Being fearless and just taking the leap is what I aim to showcase in my community as I earn a Bachelor’s and then my Ph.D. I take a risky leap when I fight back and start up my own clubs in my school to combat the lack thereof. I fight back and take a risky leap when I tell the adults around me that I want a career.
We, the people of South Central are put down and demeaned by those who don’t believe in us, showcased when they under-fund our schools and shoot at our people. My goal is to have those who grew up in the same dangerous neighborhood as me and who went to the same under-resourced schools to have a chance at going to college and having a career. I will prove the critics wrong by establishing myself as an educated Latina from South Central.
“Dad, wake up. I need to leave for school.” I said as my dad lay on the floor of our bathroom. I shook my sleeping father to wake up. I cried, scared that he was dead. When he finally woke up I was grateful that he was alive. He was anything but happy. My dad resented his little girl for waking him up from his drunken stupor. The smell of alcohol seeped from his pores along with his anger. Anger that I wanted to leave. Anger that I was waking him up. Anger that I wasn’t her.
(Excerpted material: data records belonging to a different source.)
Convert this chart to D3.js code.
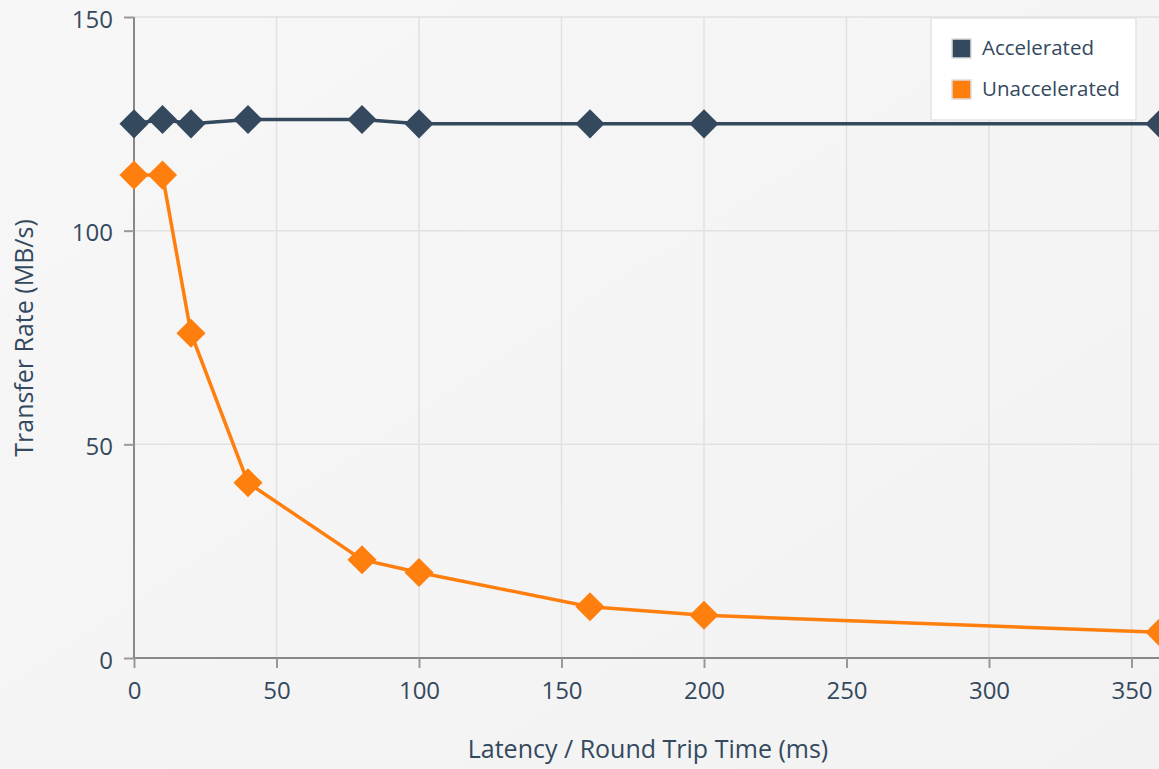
<!DOCTYPE html>
<html><head><meta charset="utf-8">
<script src="https://cdn.jsdelivr.net/npm/d3@7"></script>
<style>
html,body{margin:0;padding:0;background:#f5f5f5;overflow:hidden;}
svg{display:block;font-family:"Open Sans","Noto Sans",sans-serif;}
</style></head><body>
<svg id="c" width="1159" height="769"></svg>
<script>
const latency = [0, 10, 20, 40, 80, 100, 160, 200, 360];
const accelerated = [125, 126, 125, 126, 126, 125, 125, 125, 125];
const unaccelerated = [113, 113, 76, 41, 23, 20, 12, 10, 6];
const seriesNames = ["Accelerated", "Unaccelerated"];
const seriesColors = ["#34495e", "#ff7f0e"];
const xTicks = [0, 50, 100, 150, 200, 250, 300, 350];
const yTicks = [0, 50, 100, 150];

const svg = d3.select("#c");
const W = 1159, H = 769;
const defs = svg.append("defs");
const g0 = defs.append("linearGradient").attr("id","bg").attr("x1","0").attr("y1","0").attr("x2","1").attr("y2","1");
g0.append("stop").attr("offset","0").attr("stop-color","#f7f7f7");
g0.append("stop").attr("offset","1").attr("stop-color","#f2f2f2");
svg.append("rect").attr("width",W).attr("height",H).attr("fill","url(#bg)");

const x = d3.scaleLinear().domain([0, 360]).range([134, 1160]);
const y = d3.scaleLinear().domain([0, 150]).range([658, 17]);
const textColor = "#34495e";

// grid
const grid = svg.append("g");
grid.selectAll(".gx").data(xTicks.filter(d=>d>0)).join("line")
  .attr("x1",d=>x(d)).attr("x2",d=>x(d)).attr("y1",y(0)).attr("y2",y(150))
  .attr("stroke","#e1e1e1").attr("stroke-width",1.5);
grid.selectAll(".gy").data(yTicks.filter(d=>d>0)).join("line")
  .attr("x1",x(0)).attr("x2",W).attr("y1",d=>y(d)).attr("y2",d=>y(d))
  .attr("stroke","#e1e1e1").attr("stroke-width",1.5);

// axes
const xAxis = svg.append("g").attr("transform",`translate(0,${y(0)})`)
  .call(d3.axisBottom(x).tickValues(xTicks).tickSize(10).tickPadding(14).tickFormat(d3.format("d")));
const yAxis = svg.append("g").attr("transform",`translate(${x(0)},0)`)
  .call(d3.axisLeft(y).tickValues(yTicks).tickSize(10).tickPadding(11).tickFormat(d3.format("d")));
[xAxis,yAxis].forEach(a=>{
  a.select(".domain").attr("stroke","#888").attr("stroke-width",2);
  a.selectAll(".tick line").attr("stroke","#999").attr("stroke-width",2);
  a.selectAll(".tick text").attr("fill",textColor).attr("font-size",24).attr("font-family","'Open Sans','Noto Sans',sans-serif");
});
xAxis.select(".domain").attr("d",`M${x(0)},0H${W}`);
yAxis.select(".domain").attr("d",`M0,${y(0)}V${y(150)}`);
yAxis.selectAll(".tick text").attr("dy","0.42em");

// axis titles
svg.append("text").attr("x",648).attr("y",758).attr("text-anchor","middle")
  .attr("fill",textColor).attr("font-size",25).text("Latency / Round Trip Time (ms)");
svg.append("text").attr("transform",`translate(33,338) rotate(-90)`).attr("text-anchor","middle")
  .attr("fill",textColor).attr("font-size",25).text("Transfer Rate (MB/s)");

// series
const series = [accelerated, unaccelerated];
const line = d3.line().x(d=>x(d[0])).y(d=>y(d[1]));
const diamond = d3.symbol().type(d3.symbolDiamond2).size(540);
series.slice().reverse().forEach((vals, ri)=>{
  const i = series.length-1-ri;
  const pts = latency.map((l,k)=>[l, vals[k]]);
  const gs = svg.append("g");
  gs.append("path").attr("d",line(pts)).attr("fill","none").attr("stroke",seriesColors[i]).attr("stroke-width",3.5);
  gs.selectAll("path.m").data(pts).join("path").attr("class","m")
    .attr("transform",d=>`translate(${x(d[0])},${y(d[1])})`)
    .attr("d",diamond).attr("fill",seriesColors[i]);
});

// legend
const lg = svg.append("g").attr("transform","translate(931,18)");
lg.append("rect").attr("width",205).attr("height",102).attr("fill","#ffffff").attr("stroke","#e3e3e3").attr("stroke-width",1.5);
seriesNames.forEach((n,i)=>{
  const yy = 30 + i*41;
  lg.append("rect").attr("x",21).attr("y",yy-9).attr("width",19).attr("height",19)
    .attr("fill",seriesColors[i]).attr("stroke","#dddddd").attr("stroke-width",1.5);
  lg.append("text").attr("x",51).attr("y",yy).attr("dy","0.36em").attr("fill",textColor)
    .attr("font-size",20.5).text(n);
});
</script>
</body></html>
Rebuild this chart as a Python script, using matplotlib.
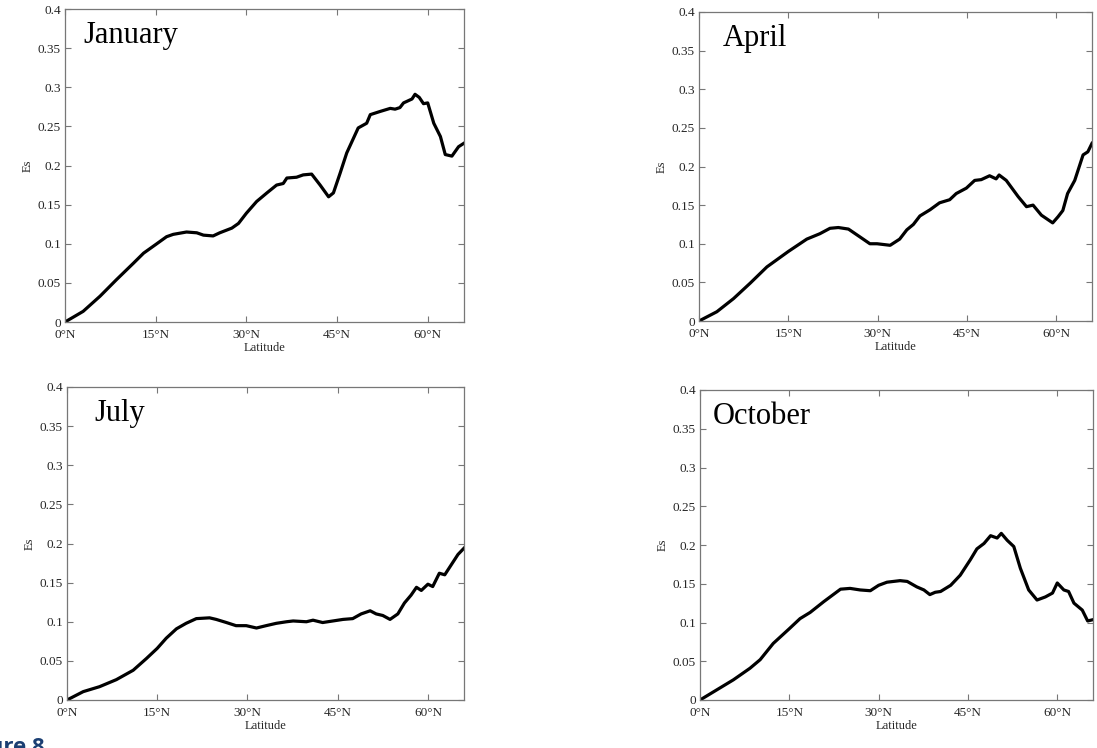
import numpy as np
import matplotlib
matplotlib.use('Agg')
import matplotlib.pyplot as plt

plt.rcParams['font.family'] = ['Liberation Serif', 'DejaVu Serif']

# values (latitude in degrees N, Es)
jan_lat = [0, 3.0, 5.8, 8.5, 11.3, 13.0, 15.0, 16.8, 17.9, 20.1, 21.8, 22.9, 24.5, 25.6, 27.6,
           28.7, 30.0, 31.7, 33.4, 35.0, 36.1, 36.7, 38.3, 39.4, 40.8, 42.2, 43.6, 44.4, 45.5,
           46.6, 48.5, 49.9, 50.5, 52.1, 53.8, 54.6, 55.4, 56.0, 57.4, 57.9, 58.6, 59.3, 60.0,
           61.0, 62.1, 62.9, 64.0, 65.1, 66.1]
jan_es = [0, 0.0136, 0.033, 0.054, 0.075, 0.088, 0.099, 0.109, 0.112, 0.115, 0.114, 0.111, 0.110,
          0.114, 0.120, 0.126, 0.139, 0.154, 0.165, 0.175, 0.177, 0.184, 0.185, 0.188, 0.189,
          0.175, 0.160, 0.165, 0.190, 0.216, 0.248, 0.254, 0.265, 0.269, 0.273, 0.272, 0.274,
          0.280, 0.285, 0.291, 0.287, 0.279, 0.280, 0.254, 0.237, 0.214, 0.212, 0.224, 0.229]

apr_lat = [0, 3.0, 5.8, 8.6, 11.4, 15.0, 18.1, 20.3, 22.0, 23.4, 25.1, 27.0, 28.7, 29.9, 32.1,
           33.7, 34.9, 36.0, 37.1, 38.8, 40.4, 42.1, 43.2, 44.9, 46.3, 47.4, 48.8, 49.9, 50.4,
           51.6, 53.6, 55.0, 56.1, 57.5, 59.4, 60.3, 61.1, 61.9, 63.1, 64.5, 65.3, 66.0]
apr_es = [0, 0.012, 0.029, 0.049, 0.070, 0.090, 0.106, 0.113, 0.120, 0.121, 0.119, 0.109, 0.100,
          0.100, 0.098, 0.106, 0.118, 0.125, 0.136, 0.144, 0.153, 0.157, 0.165, 0.172, 0.182,
          0.183, 0.188, 0.184, 0.189, 0.182, 0.161, 0.148, 0.150, 0.137, 0.127, 0.135, 0.143,
          0.165, 0.182, 0.215, 0.219, 0.230]

jul_lat = [0, 2.7, 5.4, 8.2, 11.0, 13.2, 15.0, 16.5, 18.2, 19.8, 21.5, 23.7, 24.8, 26.5, 28.1,
           29.8, 31.5, 33.1, 34.8, 36.5, 37.6, 39.8, 40.9, 42.5, 44.2, 45.9, 47.5, 48.9, 50.4,
           51.4, 52.5, 53.7, 55.0, 56.1, 57.2, 58.1, 58.9, 60.0, 60.8, 61.9, 62.8, 63.9, 65.0, 66.0]
jul_es = [0, 0.0107, 0.017, 0.026, 0.038, 0.053, 0.066, 0.079, 0.091, 0.098, 0.104, 0.105, 0.103,
          0.099, 0.095, 0.095, 0.092, 0.095, 0.098, 0.100, 0.101, 0.100, 0.102, 0.099, 0.101,
          0.103, 0.104, 0.110, 0.114, 0.110, 0.108, 0.103, 0.110, 0.124, 0.134, 0.144, 0.140,
          0.148, 0.145, 0.162, 0.160, 0.173, 0.186, 0.194]

oct_lat = [0, 2.8, 5.6, 8.4, 10.1, 12.3, 15.0, 16.8, 18.5, 20.8, 22.2, 23.6, 25.2, 26.9, 28.6,
           30.0, 31.4, 33.6, 34.8, 36.4, 37.6, 38.6, 39.5, 40.4, 42.1, 43.7, 45.4, 46.5, 47.7,
           48.8, 49.9, 50.6, 51.6, 52.7, 53.8, 55.2, 56.6, 58.0, 59.2, 60.0, 61.1, 61.9, 62.8,
           64.2, 65.1, 66.2]
oct_es = [0, 0.013, 0.026, 0.041, 0.052, 0.073, 0.092, 0.105, 0.113, 0.127, 0.135, 0.143, 0.144,
          0.142, 0.141, 0.148, 0.152, 0.154, 0.153, 0.146, 0.142, 0.136, 0.139, 0.140, 0.148,
          0.161, 0.181, 0.195, 0.202, 0.212, 0.209, 0.215, 0.206, 0.198, 0.170, 0.142, 0.129,
          0.133, 0.138, 0.151, 0.142, 0.140, 0.125, 0.116, 0.102, 0.104]

xticks = [0, 15, 30, 45, 60]
xticklabels = ['0°N', '15°N', '30°N', '45°N', '60°N']
yticks = [0, 0.05, 0.1, 0.15, 0.2, 0.25, 0.3, 0.35, 0.4]
yticklabels = ['0', '0.05', '0.1', '0.15', '0.2', '0.25', '0.3', '0.35', '0.4']

W, H = 1097, 748
fig = plt.figure(figsize=(W / 100, H / 100), dpi=100)

def px_axes(l, r, t, b):
    return fig.add_axes([l / W, (H - b) / H, (r - l) / W, (b - t) / H])

panels = [
    ('January', jan_lat, jan_es, (65, 464, 9, 322), (0.045, 0.891)),
    ('April', apr_lat, apr_es, (699, 1092, 12, 321), (0.061, 0.890)),
    ('July', jul_lat, jul_es, (67, 464, 387, 700), (0.070, 0.891)),
    ('October', oct_lat, oct_es, (700, 1093, 390, 700), (0.033, 0.890)),
]

for name, lat, es, box, tpos in panels:
    ax = px_axes(*box)
    ax.plot(lat, es, color='black', lw=2.3)
    ax.set_xlim(0, 66)
    ax.set_ylim(0, 0.4)
    ax.set_xticks(xticks)
    ax.set_xticklabels(xticklabels)
    ax.set_yticks(yticks)
    ax.set_yticklabels(yticklabels)
    ax.tick_params(direction='in', top=True, right=True, length=4, width=0.8,
                   color='#777777', labelsize=9.5, labelcolor='#262626')
    ax.tick_params(axis='x', pad=5)
    ax.tick_params(axis='y', pad=3)
    for s in ax.spines.values():
        s.set_color('#777777')
        s.set_linewidth(0.9)
    ax.set_xlabel('Latitude', fontsize=9, color='#262626', labelpad=1)
    ax.set_ylabel('Es', fontsize=9, color='#262626', labelpad=3)
    ax.text(tpos[0], tpos[1], name, transform=ax.transAxes, fontsize=22,
            va='baseline', ha='left', color='black')

# caption cut off at the bottom-left edge of the image
fig.text(45 / W, -10 / H, 'Figure 8', ha='right', va='bottom', fontsize=16,
         fontweight='bold', color='#1b3f73', family='Open Sans')

fig.savefig('out.png', dpi=100)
My name is Angela Hernandez. I was named after my father’s best friend, who he always said was the love of his life. My whole life I have been confronted with the idea that I had to fill the void left by her, especially after his many failed attempts at relationships, including his relationship with my mother. I felt the need to make him feel like he had someone who he could depend on. But that ultimately is a lot of pressure to put on someone, particularly for a child. Looking down at my father, I realized I would have to become a more independent and self-sufficient young woman.
For a while he urged me to live up to his expectations and make him happy. Until eventually it became too overwhelming. Having the constant obligation make him proud rather than chasing my own dreams. Essentially I had to learn for myself that it was not healthy to live searching for constant acceptance. As a result of this I came to the realization that I had to fight for that little girl who was crying because of her father’s neglect. I had to finally acknowledge the trials and tribulations he put her, me, through. Rather than prove to him my accomplishments, I strove to prove to myself that I can do anything.
As a little girl I understood that school would help me accomplish anything. It was my hope for the future and my escape from the present. School would give me the chance to use my mind to focus on my favorite subjects, English and Math, instead of dwelling on the hardships that I have faced. My academic success has always been incredibly important to me. It allowed me to prove to myself, and others, that the hardships I faced left no room for excuses. Finding success in school is what kept me motivated to move forward into the future I dreamed of having one day.
Through my struggles and self reflection, I learned to lean on the rest of my family for support and encouragement. They encouraged me to have faith that although my life may seem desolate, it would get better if I continued to focus on my path. Having that support was key to not veering off the road I had paved for myself.
It is because of my early life experiences that I believe everyone needs a substantial support system and the help that they need to overcome their trials. This realization is why I intend to emphasize my studies in psychology. That way I can acquire the skills necessary to become a successful psychologist providing the tools and strategies to help others overcome the obstacles in their lives. Especially, if like I did, they feel as if they have no one they can turn to. By following this path, not only will I help myself overcome past traumas, but I will be able to pay it forward. Which is, I believe, our responsibility on earth.